Нация – это воображаемое сообщество во многих смыслах, в том числе и в признании людьми, идентифицирующим себя с национальным сообществом, некоторых общих и объединяющих их идей, начиная с самоназвания («мы американцы», «мы россияне», «мы израильтяне» etc.), и заканчивая согласием с определенным типом правления («у нас не монархия, а республика, власть не наследуется, а избирается»). Повседневное функционирование демократической власти также нуждается в национальном согласии, прежде всего в таком элементе единства, как общегражданское (или, по крайней мере, преобладающее в обществе) доверие к демократическим институтам, без которого неизбежно развивается кризис легитимности власти. Эмпирические исследования, да и практический опыт показывают, что доверие к институтам лучше всего формируется в обществах, поощряющих такие атрибуты гражданской нации, как политическое участие граждан и гражданский контроль за деятельностью властей. Один из наиболее авторитетных политических философов современности Чарльз Тэйлор называет три ключевых условия существования и поддержания современных демократических режимов: национальное единство, всеобщее участие и равное достоинство граждан[14].

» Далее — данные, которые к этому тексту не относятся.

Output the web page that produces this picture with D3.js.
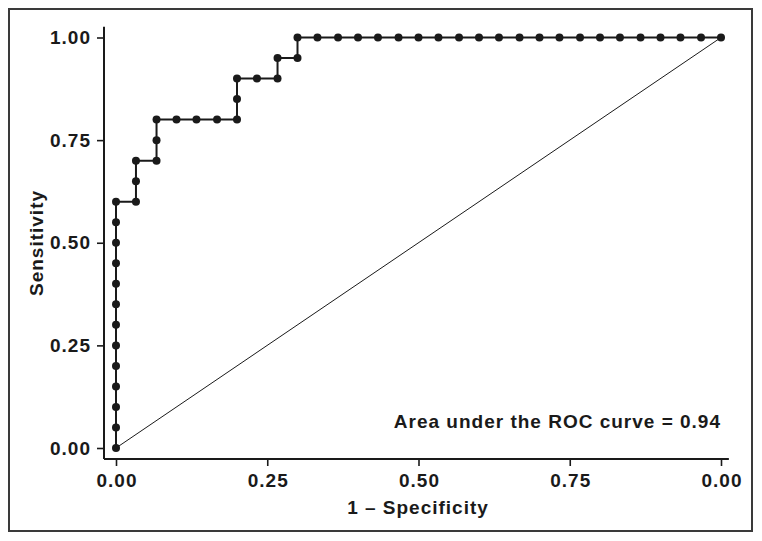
<!DOCTYPE html>
<html>
<head>
<meta charset="utf-8">
<script src="https://cdn.jsdelivr.net/npm/d3@7"></script>
<style>
  html, body { margin: 0; padding: 0; background: #fff; }
  svg { display: block; }
  text { font-family: "Liberation Sans", Arial, Helvetica, sans-serif; font-weight: bold; fill: #1a1a1a; }
</style>
</head>
<body>
<svg id="chart" width="762" height="541"></svg>
<script>
// ---- Data ----
const fpr = [0, 0, 0, 0, 0, 0, 0, 0, 0, 0, 0, 0, 0,
             0.033, 0.033, 0.033,
             0.067, 0.067, 0.067,
             0.1, 0.133, 0.167,
             0.2, 0.2, 0.2,
             0.233,
             0.267, 0.267,
             0.3, 0.3,
             0.333, 0.367, 0.4, 0.433, 0.467, 0.5, 0.533, 0.567, 0.6, 0.633,
             0.667, 0.7, 0.733, 0.767, 0.8, 0.833, 0.867, 0.9, 0.933, 0.967, 1.0];
const tpr = [0, 0.05, 0.1, 0.15, 0.2, 0.25, 0.3, 0.35, 0.4, 0.45, 0.5, 0.55, 0.6,
             0.6, 0.65, 0.7,
             0.7, 0.75, 0.8,
             0.8, 0.8, 0.8,
             0.8, 0.85, 0.9,
             0.9,
             0.9, 0.95,
             0.95, 1.0,
             1.0, 1.0, 1.0, 1.0, 1.0, 1.0, 1.0, 1.0, 1.0, 1.0,
             1.0, 1.0, 1.0, 1.0, 1.0, 1.0, 1.0, 1.0, 1.0, 1.0, 1.0];
const xTickValues = [0, 0.25, 0.5, 0.75, 1];
const xTickLabels = ["0.00", "0.25", "0.50", "0.75", "0.00"];
const yTickValues = [0, 0.25, 0.5, 0.75, 1];
const yTickLabels = ["0.00", "0.25", "0.50", "0.75", "1.00"];
const xTitle = "1 \u2013 Specificity";
const yTitle = "Sensitivity";
const aucLabel = "Area under the ROC curve = 0.94";

// ---- Layout ----
const svg = d3.select("#chart");
const ink = "#1a1a1a";
const x = d3.scaleLinear().domain([0, 1]).range([116, 721]);
const y = d3.scaleLinear().domain([0, 1]).range([448, 37.5]);
const axisY = 459;   // pixel position of x-axis line
const axisX = 104;   // pixel position of y-axis line
const fontSize = 19;
const spacing = "1px";

// outer frame
svg.append("rect")
  .attr("x", 9).attr("y", 9).attr("width", 743).attr("height", 522)
  .attr("fill", "none").attr("stroke", "#3a3a3a").attr("stroke-width", 2);

// x axis
const xAxis = d3.axisBottom(x)
  .tickValues(xTickValues)
  .tickFormat((d, i) => xTickLabels[i])
  .tickSize(7).tickSizeOuter(0).tickPadding(8);
const gx = svg.append("g").attr("transform", `translate(0,${axisY})`).call(xAxis);
gx.select(".domain").remove();
gx.append("line")
  .attr("x1", axisX).attr("x2", x(1.013)).attr("y1", 0).attr("y2", 0)
  .attr("stroke", ink).attr("stroke-width", 2);
gx.selectAll(".tick line").attr("stroke", ink).attr("stroke-width", 1.6);
gx.selectAll(".tick text")
  .attr("font-size", fontSize).style("letter-spacing", spacing)
  .attr("font-family", null).attr("fill", ink)
  .attr("dx", "0.5px");

// y axis
const yAxis = d3.axisLeft(y)
  .tickValues(yTickValues)
  .tickFormat((d, i) => yTickLabels[i])
  .tickSize(7).tickSizeOuter(0).tickPadding(6);
const gy = svg.append("g").attr("transform", `translate(${axisX},0)`).call(yAxis);
gy.select(".domain").remove();
gy.append("line")
  .attr("x1", 0).attr("x2", 0).attr("y1", y(1.026)).attr("y2", axisY)
  .attr("stroke", ink).attr("stroke-width", 2);
gy.selectAll(".tick line").attr("stroke", ink).attr("stroke-width", 1.6);
gy.selectAll(".tick text")
  .attr("font-size", fontSize).style("letter-spacing", spacing)
  .attr("font-family", null).attr("fill", ink);

// reference diagonal
svg.append("line")
  .attr("x1", x(0)).attr("y1", y(0)).attr("x2", x(1)).attr("y2", y(1))
  .attr("stroke", ink).attr("stroke-width", 1);

// ROC curve
const pts = fpr.map((f, i) => [f, tpr[i]]);
svg.append("path")
  .datum(pts)
  .attr("fill", "none").attr("stroke", ink).attr("stroke-width", 2)
  .attr("d", d3.line().x(d => x(d[0])).y(d => y(d[1])));
svg.append("g").selectAll("circle")
  .data(pts).join("circle")
  .attr("cx", d => x(d[0])).attr("cy", d => y(d[1])).attr("r", 4)
  .attr("fill", ink);

// titles
svg.append("text")
  .attr("x", 418).attr("y", 514)
  .attr("text-anchor", "middle").attr("font-size", fontSize)
  .style("letter-spacing", spacing)
  .text(xTitle);
svg.append("text")
  .attr("transform", "translate(43,243) rotate(-90)")
  .attr("text-anchor", "middle").attr("font-size", fontSize)
  .style("letter-spacing", spacing)
  .text(yTitle);

// AUC annotation
svg.append("text")
  .attr("x", 721).attr("y", 428)
  .attr("text-anchor", "end").attr("font-size", fontSize)
  .style("letter-spacing", spacing)
  .text(aucLabel);
</script>
</body>
</html>
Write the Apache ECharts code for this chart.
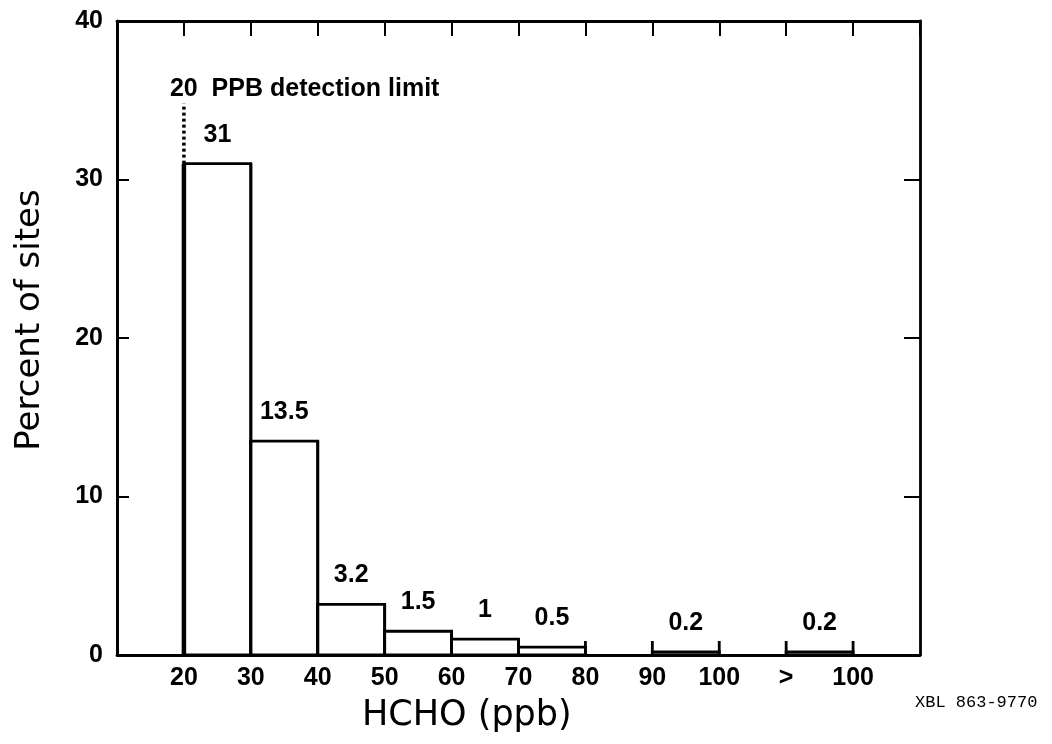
<!DOCTYPE html>
<html>
<head>
<meta charset="utf-8">
<script src="https://cdn.jsdelivr.net/npm/echarts@6/dist/echarts.min.js"></script>
<style>
html,body{margin:0;padding:0;background:#fff;}
#chart{width:1052px;height:744px;}
</style>
</head>
<body>
<div id="chart"></div>
<script>
// ---- data ----
const binStart = [20, 30, 40, 50, 60, 70, 90, 110];
const binEnd   = [30, 40, 50, 60, 70, 80, 100, 120];
const percent  = [31, 13.5, 3.2, 1.5, 1, 0.5, 0.2, 0.2];
const tickValues = [20, 30, 40, 50, 60, 70, 80, 90, 100, 110, 120];
const tickLabels = ['20', '30', '40', '50', '60', '70', '80', '90', '100', '>', '100'];
const yTicks = [0, 10, 20, 30, 40];
const detectionLimit = 20;
const detectionLineTop = 34.8;
const detectionTextY = 35.7;
const detectionText = '20  PPB detection limit';

const chart = echarts.init(document.getElementById('chart'), null, {renderer: 'canvas'});
const FONT = '"Liberation Sans", Arial, Helvetica, sans-serif';

const barData = binStart.map((s, i) => [s, binEnd[i], percent[i]]);

function renderBar(params, api) {
  const x0 = api.value(0), x1 = api.value(1), v = api.value(2);
  const p0 = api.coord([x0, 0]);
  const p1 = api.coord([x1, v]);
  const base = p0[1], top = p1[1];
  const edgeTop = Math.min(top, base - 14);
  const cx = (p0[0] + p1[0]) / 2;
  const leftW = params.dataIndex === 0 ? 4.5 : 2.8;
  return {
    type: 'group',
    children: [
      {type: 'rect', shape: {x: p0[0], y: top, width: p1[0] - p0[0], height: base - top},
       style: {fill: '#fff', stroke: '#000', lineWidth: 2.8}},
      {type: 'line', shape: {x1: p0[0], y1: base, x2: p0[0], y2: edgeTop},
       style: {stroke: '#000', lineWidth: leftW}},
      {type: 'line', shape: {x1: p1[0], y1: base, x2: p1[0], y2: edgeTop},
       style: {stroke: '#000', lineWidth: 2.8}},
      {type: 'text', x: cx, y: top - 29,
       style: {text: String(v), fill: '#000', fontSize: 25, fontWeight: 'bold', fontFamily: FONT,
               align: 'center', verticalAlign: 'middle', textAlign: 'center', textVerticalAlign: 'middle'}}
    ]
  };
}

const option = {
  backgroundColor: '#fff',
  animation: false,
  grid: {left: 117, right: 132, top: 21, bottom: 89, containLabel: false},
  xAxis: [
    {
      type: 'value', position: 'bottom', min: 10, max: 130, interval: 10,
      axisLine: {show: true, onZero: false, lineStyle: {color: '#000', width: 2.8}},
      axisTick: {show: false},
      splitLine: {show: false},
      axisLabel: {
        show: true, margin: 11, color: '#000', fontSize: 25, fontWeight: 'bold', fontFamily: FONT,
        showMinLabel: true, showMaxLabel: true,
        formatter: function (val) {
          const i = tickValues.indexOf(Math.round(val));
          return i >= 0 ? tickLabels[i] : '';
        }
      }
    },
    {
      type: 'value', position: 'top', min: 10, max: 130, interval: 10,
      axisLine: {show: true, onZero: false, lineStyle: {color: '#000', width: 2.8}},
      axisTick: {show: true, inside: true, length: 15, lineStyle: {color: '#000', width: 2}},
      axisLabel: {show: false},
      splitLine: {show: false}
    }
  ],
  yAxis: [
    {
      type: 'value', position: 'left', min: yTicks[0], max: yTicks[yTicks.length - 1], interval: 10,
      axisLine: {show: true, onZero: false, lineStyle: {color: '#000', width: 3}},
      axisTick: {show: true, inside: true, length: 12, lineStyle: {color: '#000', width: 2}},
      axisLabel: {show: true, margin: 14, color: '#000', fontSize: 25, fontWeight: 'bold', fontFamily: FONT},
      splitLine: {show: false}
    },
    {
      type: 'value', position: 'right', min: yTicks[0], max: yTicks[yTicks.length - 1], interval: 10,
      axisLine: {show: true, onZero: false, lineStyle: {color: '#000', width: 2.8}},
      axisTick: {show: true, inside: true, length: 16, lineStyle: {color: '#000', width: 2}},
      axisLabel: {show: false},
      splitLine: {show: false}
    }
  ],
  series: [
    {
      type: 'custom', xAxisIndex: 0, yAxisIndex: 0,
      renderItem: renderBar,
      data: barData,
      encode: {x: [0, 1], y: 2},
      z: 2
    },
    {
      type: 'line', xAxisIndex: 0, yAxisIndex: 0,
      data: [[detectionLimit, percent[0]], [detectionLimit, detectionLineTop]],
      symbol: 'none',
      lineStyle: {color: '#000', width: 3.5, type: [3, 3]},
      z: 3
    },
    {
      type: 'scatter', xAxisIndex: 0, yAxisIndex: 0,
      data: [[detectionLimit, detectionTextY]],
      symbolSize: 0,
      itemStyle: {opacity: 1, color: '#000'},
      label: {
        show: true, position: [-14, 0], align: 'left', verticalAlign: 'middle',
        formatter: detectionText, opacity: 1,
        color: '#000', fontSize: 25, fontWeight: 'bold', fontFamily: FONT
      },
      z: 3
    }
  ],
  graphic: [
    {type: 'text', left: 362, top: 698,
     style: {text: 'HCHO (ppb)', fill: '#000', font: '35px "DejaVu Sans", sans-serif'}},
    {type: 'text', x: 30, y: 320, rotation: Math.PI / 2,
     style: {text: 'Percent of sites', fill: '#000', font: '34px "DejaVu Sans", sans-serif',
             align: 'center', verticalAlign: 'middle', textAlign: 'center', textVerticalAlign: 'middle'}},
    {type: 'text', left: 915, top: 694,
     style: {text: 'XBL 863-9770', fill: '#000', font: '17px "Liberation Mono", "DejaVu Sans Mono", monospace'}}
  ]
};

chart.setOption(option);
</script>
</body>
</html>
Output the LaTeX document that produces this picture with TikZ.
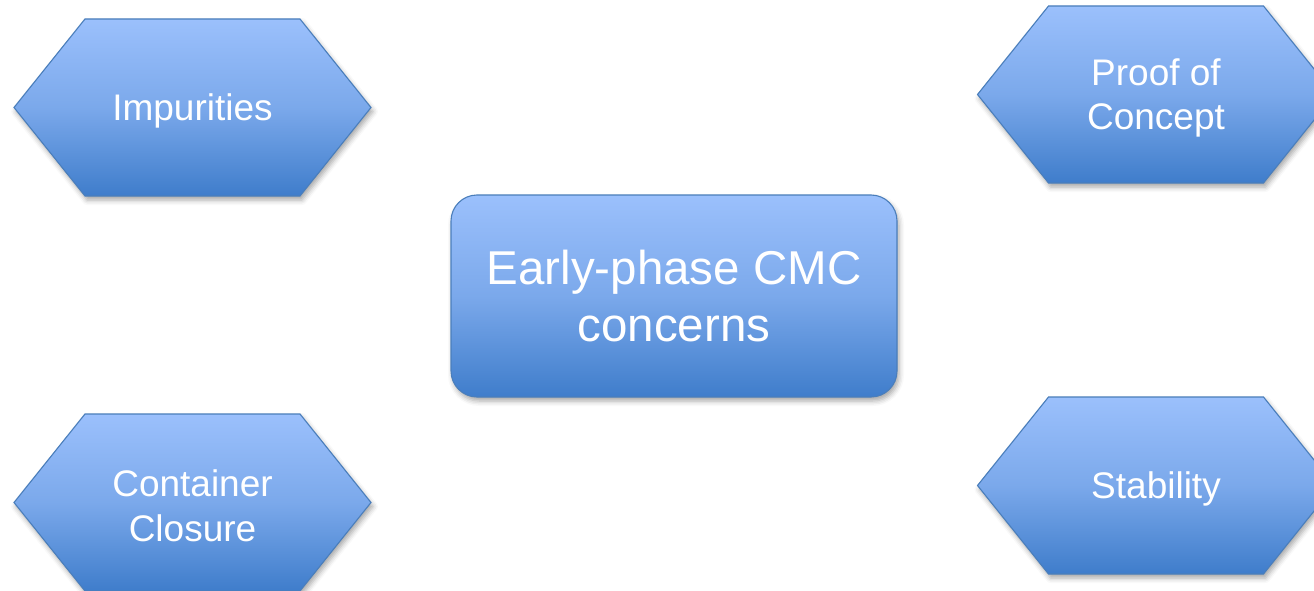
\documentclass[tikz,border=0pt]{standalone}
\usepackage{fontspec}
\setmainfont{Liberation Sans}
\usetikzlibrary{shadows.blur}
\definecolor{gtop}{RGB}{155,192,252}
\definecolor{gbot}{RGB}{63,125,203}
\definecolor{edge}{RGB}{74,126,187}
\tikzset{
  shapefill/.style={draw=edge, line width=1.1pt, top color=gtop, bottom color=gbot, middle color=gtop!65!gbot,
    blur shadow={shadow xshift=2pt, shadow yshift=-4pt, shadow blur radius=5pt, shadow opacity=35}},
  hexlabel/.style={text=white, font=\fontsize{37}{44.5}\selectfont, align=center, inner sep=0pt, yshift=-3.5pt},
  corebox/.style={shapefill, rounded corners=26pt, minimum width=446pt, minimum height=202pt,
    text=white, font=\fontsize{47.5}{57}\selectfont, align=center}
}
\newcommand\hexaround[1]{%
  \path[shapefill] ([shift={(-178.5pt,0pt)}]#1) -- ([shift={(-107.5pt,88.5pt)}]#1)
    -- ([shift={(107.5pt,88.5pt)}]#1) -- ([shift={(178.5pt,0pt)}]#1)
    -- ([shift={(107.5pt,-88.5pt)}]#1) -- ([shift={(-107.5pt,-88.5pt)}]#1) -- cycle;}
\begin{document}
\begin{tikzpicture}[x=1pt,y=-1pt]
\useasboundingbox (0,0) rectangle (1314,591);
\coordinate (impc) at (192.5,107.5);
\coordinate (pocc) at (1156,94.5);
\coordinate (ccc) at (192.5,502.5);
\coordinate (stabc) at (1156,485.5);
\hexaround{impc}
\hexaround{pocc}
\hexaround{ccc}
\hexaround{stabc}
\node[hexlabel] (imp) at (impc) {Impurities};
\node[hexlabel] (poc) at (pocc) {Proof of\\Concept};
\node[hexlabel] (cc) at (ccc) {Container\\Closure};
\node[hexlabel] (stab) at (stabc) {Stability};
\node[corebox] (core) at (674,296) {Early-phase CMC\\concerns};
\end{tikzpicture}
\end{document}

Хочу подчеркнуть, что синтез либерализма и демократии невозможен без третьего связующего их звена – гражданской нации, понимаемой как согражданство, воплощающее идею народного суверенитета, т.е. общества, овладевшего государством для реализации общественных и в этом смысле национальных интересов. К этой идее не простым путем пришел бывший теоретик мондиализма Ф. Фукуяма. В его публикациях после 11 сентября 2001 г. все чаще подчеркивается важная роль национального государства в современном мире:«Успешное общество немыслимо без какого-либо национального строительства и национальной идентичности»[15]. Эта мысль отражает значительные перемены во взглядах этого политического мыслителя, который в своей книге 1992 г. о «конце истории» называл национальные государства «временными перевалочными пунктами» на пути к «планетарному существованию» либерализма как единой слаженной рационально-функциональной системы.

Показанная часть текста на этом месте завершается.